In connection with these core beliefs she experienced a general difficulty in being aware of negative feelings, meaning anger, hurt, rage, etc. The more she was unaware of such feelings, the more her insulin needs increased; and the more expressive she became of these feelings, the less insulin she needed. Significant is the fact that Wanda was able to gain control of and improve her diabetes through this discovery and expression of her emotions.

The physiological effects of stress for Wanda were centered in her pancreas. Her experience confirmed a variety of research findings that stress hormones adversely affect diabetes, Though it is not possible to know the relative contributions of genetics, stress, family dynamics, and other factors in her condition, it was obvious that important roles were played by the stress of her adolescence and her response to the normal separation process teenagers act out with parents, which, coupled with a pure sugar diet for three months, effected the burning out of her pancreas.
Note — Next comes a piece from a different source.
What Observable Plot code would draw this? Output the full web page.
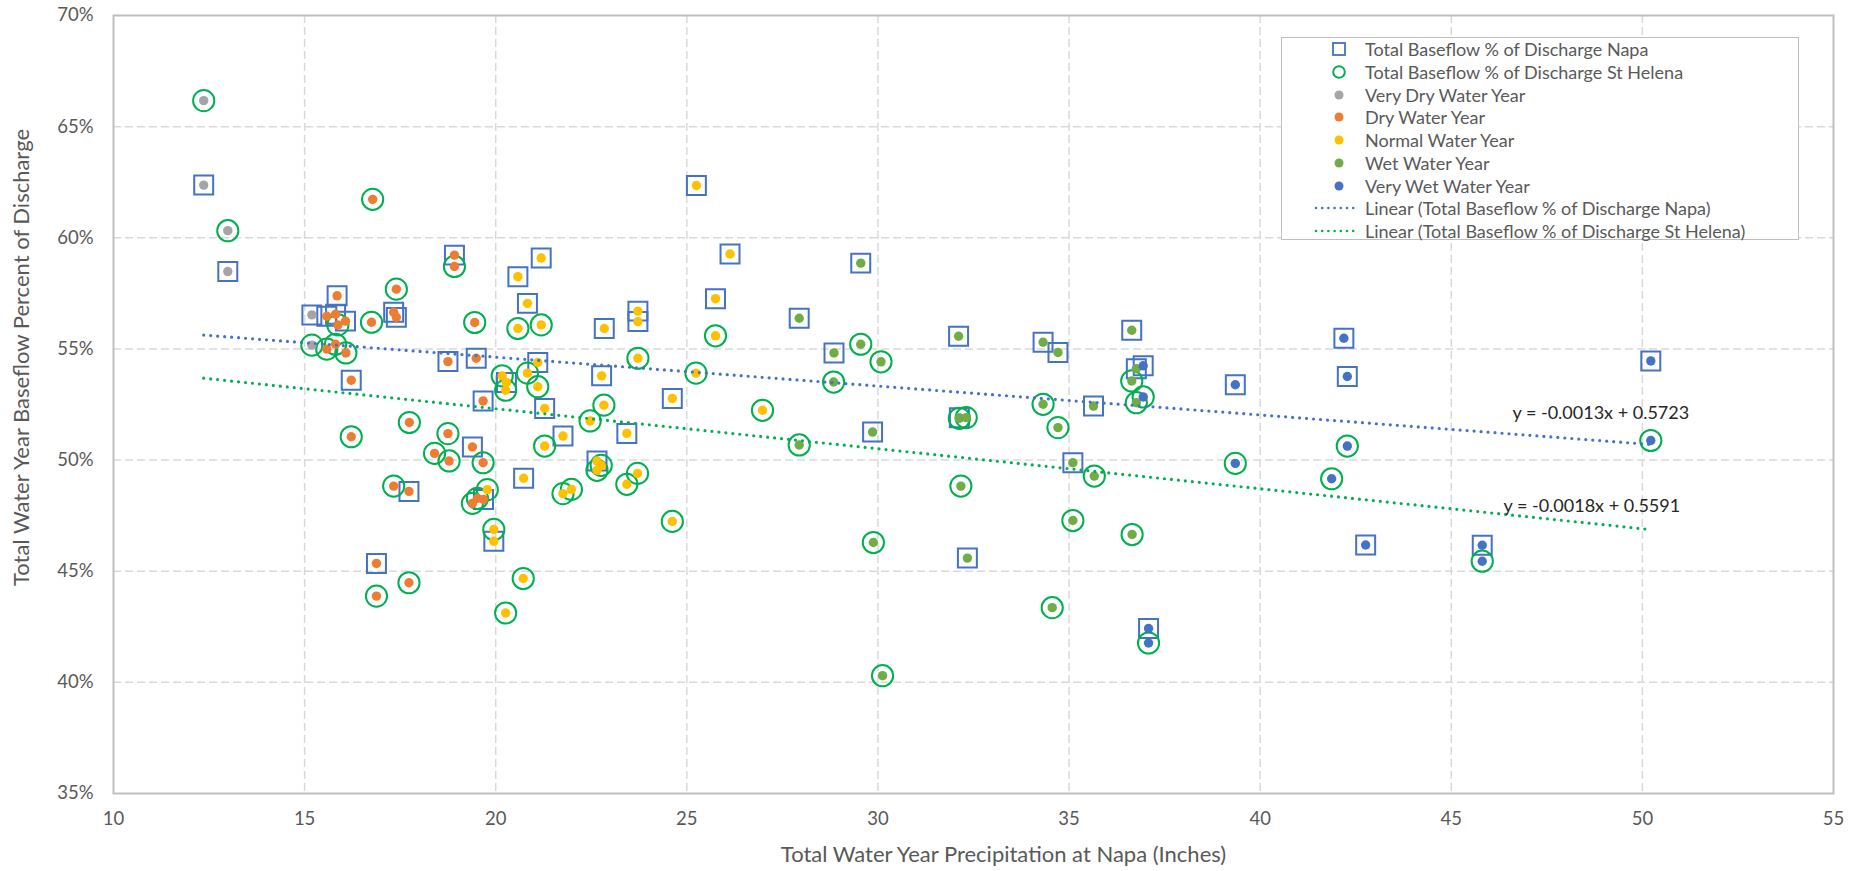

Wanda’s experience also confirmed the observation that the emergence of a severe physical illness provides a stability within the person, family, and/or community that metaphorically serves to put the brake on a cable car plummeting downhill toward ego disintegration. In this sense diabetes was adaptive toward preserving the life of her ego, even though it was threatening to the life of her body. It provided a way for her to sidestep the pressures and expectations of family and teachers which she was convinced she could not meet without losing face. Other approaches might have been delinquency or schizophrenia but probably her family presented such severe sanctions not to be “crazy” or “bad” that these options were closed. Since expression of anger was viewed by the family as “crazy,” it is not surprising that as Wanda improved clinically and was able to show her feelings in outbursts of angry expressiveness, such reactions were viewed with horror by her family and considered to be a sign of mental illness. Research has shown that anger is more closely related to norepinephrine and fear is related to epinephrine. Constant maintenance of the fear response in susceptible individuals such as Wanda may alter physiology so as to deplete the adrenal gland, and through that, the pancreas. Expression of her anger rather than fear negates this process. In this way we can begin to trace the physiological pathways which resulted in Wanda’s greatly diminished need for medication.

In the fifth month of therapy important new information arose about the doubting part of Wanda, the part that doubted her ability ever to be whole and take care of herself. She had a spontaneous regression to an existence during the time of Jesus. She used that experience to discover, in comparison to Jesus, her own self-doubt. She felt she could never live up to Jesus’ example and that if she tried to live up to the standards of others who appeared so self-assured, she would only fail and feel worse than ever.

Meanwhile, as Wanda’s beliefs emerged for recognition and review, her insulin requirements were strikingly reduced. The final period of therapy helped her deepen her understanding of the destructive effect of her parents’ criticism and in the process clarified the double-bind she had been living with: that she should be perfect even though she could never hope to succeed in this. Research suggests that such a double-bind of equally strong beliefs, with opposite demands upon behavior and emotion seems likely to have negative physiological consequences. Feelings of hopelessness result from the marriage of such opposites, and, as the Simontons have argued regarding cancer, hopelessness depresses the ability of the immune system and could be an important factor in diabetes susceptibility.

After nearly a year of therapy Wanda stopped individual therapy and began serving as an apprentice to a local holistic health practitioner. She has remained at a level of 0-20 units of regular insulin per day for the past two years. She has re-channeled much of her energy, which previously was committed to maintaining her disease, into productive outer directions.